I know that North American and European technology allied with North American, European, and Australian capital could turn both America and Europe into producers of rare earth alloying elements and rare earth magnet alloys to rival China in total volume by 2020.
I in fact think this is exactly what is going to happen, but It is up to the institutional investors of North America and Europe whether or not this new volume of material flows to Asia bringing raw materials and profits to Chinese investors or ignites a revival of high tech rare earth based manufacturing in North America and Europe of finished goods.
China is determined that ultimately North American and European high tech that is not manufactured in China should not be available competitively to the Chinese domestic market. They can make sure of this now simply by buying control of the rare earth juniors named above. They have already begun with Greenland Minerals and have a strong position in Northern Minerals.
But we have a short breather; China first target for elimination from the global market for manufacturing high tech devices enabled by the electromagnetic properties of the rare earths is Japan.

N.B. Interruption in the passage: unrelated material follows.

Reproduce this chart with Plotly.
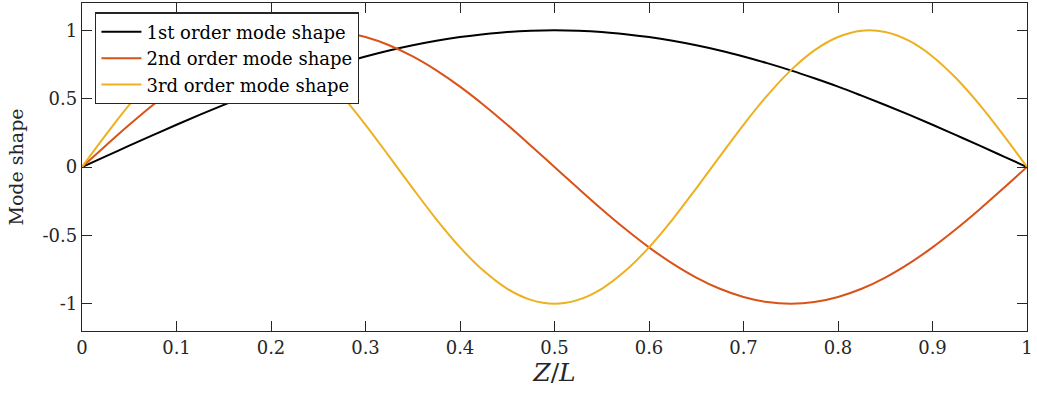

China just this week inaugurated a new Asian international development bank to promote investments in infrastructure with a 100 billion dollar initial capitalization. China has pledged 50% of the bank’s first capital. Neither Japan nor South Korea have joined in this effort.
Follow developments such as these before you follow the herd away from or towards the flavor of the moment.
Devices enabled by the electromagnetic properties and the alloying properties of the rare earths make our life style and our safety secure. Don’t let either one of these slip away from our control.